Alexis Bledel is SO freckly in this episode! Has she always been this freckly? Is she avoiding proper sun protection in pursuit of a tan like we all were in the early 2000s? Did the lighting just change massively with this season?
Luke acts all mad that TJ drank the coffee he got for him, but Luke doesn’t drink coffee!
I’m sorry but there is no way Taylor would allow Kirk’s to be open on some public town green space! The red tape would be overwhelming! Also the scene at Kirk’s features more Black people in one scene than have ever had a speaking line on this show! #GilmoreGirlsSoWhite
Sookie just has time to show Lorelai how to make sushi in the middle of the work day? Are they not busy doing other things??? Also the way they talk about sushi is a great introduction to how racist the rest of this episode is. More on that below:
For example, when Rory gets to Lane’s place, Zack says some very concerning things about the Mexico trip, and then when she gets inside, Brian is wearing a gigantic sombrero and says “Hola Rory,” I guess for laughs…. (and I think it’s actually not the real actor who plays Brian???)
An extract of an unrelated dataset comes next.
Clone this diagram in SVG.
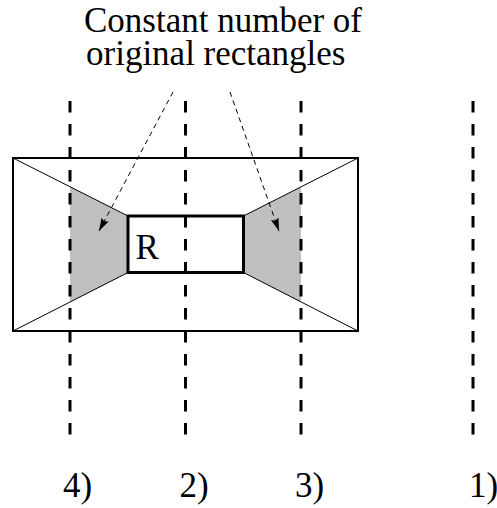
<svg xmlns="http://www.w3.org/2000/svg" width="497" height="508" viewBox="0 0 497 508">
<style>
.t{font-family:'Liberation Serif','Times New Roman','DejaVu Serif',serif;font-size:35px;fill:#000}
.sweep{stroke:#000;stroke-width:3;stroke-dasharray:11.5 11.5;fill:none}
.thin{stroke:#000;stroke-width:1;fill:none}
.shade{fill:#bfbfbf;stroke:none}
.arrow{stroke:#000;stroke-width:1;stroke-dasharray:5 4;fill:none;marker-end:url(#ah)}
</style>
<defs>
<marker id="ah" markerUnits="userSpaceOnUse" markerWidth="14" markerHeight="10" refX="13" refY="4" orient="auto">
<path d="M0,0 L13,4 L0,8 L2,4 z" fill="#000"/>
</marker>
</defs>
<rect width="497" height="508" fill="#fff"/>
<g id="shaded">
<polygon class="shade" points="70,186.7 128,216 128,272.5 70,302.3"/>
<polygon class="shade" points="243.5,216 301,186.9 301,301.9 243.5,272.5"/>
</g>
<g id="outer">
<rect x="13" y="158" width="345" height="173" fill="none" stroke="#000" stroke-width="2"/>
<line class="thin" x1="13" y1="158" x2="128" y2="216"/>
<line class="thin" x1="13" y1="331" x2="128" y2="272.5"/>
<line class="thin" x1="358" y1="158" x2="243.5" y2="216"/>
<line class="thin" x1="358" y1="331" x2="243.5" y2="272.5"/>
</g>
<g id="sweeplines">
<line class="sweep" x1="70" y1="101" x2="70" y2="436"/>
<line class="sweep" x1="185.5" y1="101" x2="185.5" y2="436"/>
<line class="sweep" x1="301" y1="101" x2="301" y2="436"/>
<line class="sweep" x1="473" y1="101" x2="473" y2="436"/>
</g>
<g id="R">
<rect x="128" y="216" width="115.5" height="56.5" fill="none" stroke="#000" stroke-width="3"/>
<text class="t" x="135.5" y="259" font-family="Liberation Serif, serif" font-size="35">R</text>
</g>
<g id="caption" font-family="Liberation Serif, serif" font-size="35">
<text class="t" x="84" y="32">Constant number of</text>
<text class="t" x="86" y="65">original rectangles</text>
</g>
<g id="connectors">
<line class="arrow" x1="173" y1="92" x2="99" y2="231"/>
<line class="arrow" x1="230" y1="92" x2="279" y2="231"/>
</g>
<g id="labels" font-family="Liberation Serif, serif" font-size="35">
<text class="t" x="63" y="497">4)</text>
<text class="t" x="179.5" y="497">2)</text>
<text class="t" x="295" y="497">3)</text>
<text class="t" x="469" y="497">1)</text>
</g>
</svg>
Yes, as Megan has written about before, this episode absolutely should have talked about abortion. Also, like birth control beyond condoms???? And while I’m glad Rory at least tells Lane sex can be pleasurable, the whole discussion they have is so strange that it reminds me of the very puritanical way sex was introduced on this show as something to be talked about in circles when Rory was interested in sleeping with Jess and also the reason Paris didn’t get into Harvard?!?! Then Rory says that her “first time had some weird aspects” and like… yes, we remember, Rory, it was with your MARRIED EX-BOYFRIEND.
Back to racism: The whole Lorelai turns their house into “Asia” gag is so cringe. There’s a Mao poster (OK, potentially funny?) but then it’s next to one of Sandra Oh? Because she’s Asian-American?! Like, Lorelai and Rory are clearly sort of making fun of their own (or at least Lorelai’s ) naïveté. Hey, they even point out the very racist Mickey Rooney performance in Breakfast at Tiffany’s — but the fact that Lorelai is SO blasé about being that ignorant about an entire continent and basically boiling down everything about the vast diversity of Asian cultures to Hello Kitty, kimonos, and sushi is really problematic! (Sidenote: Asia is a VERY LARGE continent also physically. How long were Rory and Logan planning to be gone to get all over China and to Thailand, Cambodia and Japan and who knows where else???)
This extremely fat-shaming show referenced that Gwyneth Paltrow made a mistake for making Shallow Hal, and somehow I wonder if they meant it the way I would mean that…
The scene in which Lorelai and Luke meet at the grocery store that is NOT Doose’s is just so strange. Obviously because they’ve never been in this grocery store before and it’s clearly off of the show’s normal set, but also because apparently they have both made a full emotional arch regarding the end of their years-long relationship in ONE DAY. That morning Luke asked Lorelai to elope with him and then drove to Boston to punch Christopher. Later the same day, they ran into each other in town and Luke acts like he DGAF about the breakup. Then in the grocery store he’s ready to be friends? Talk about economy with a script!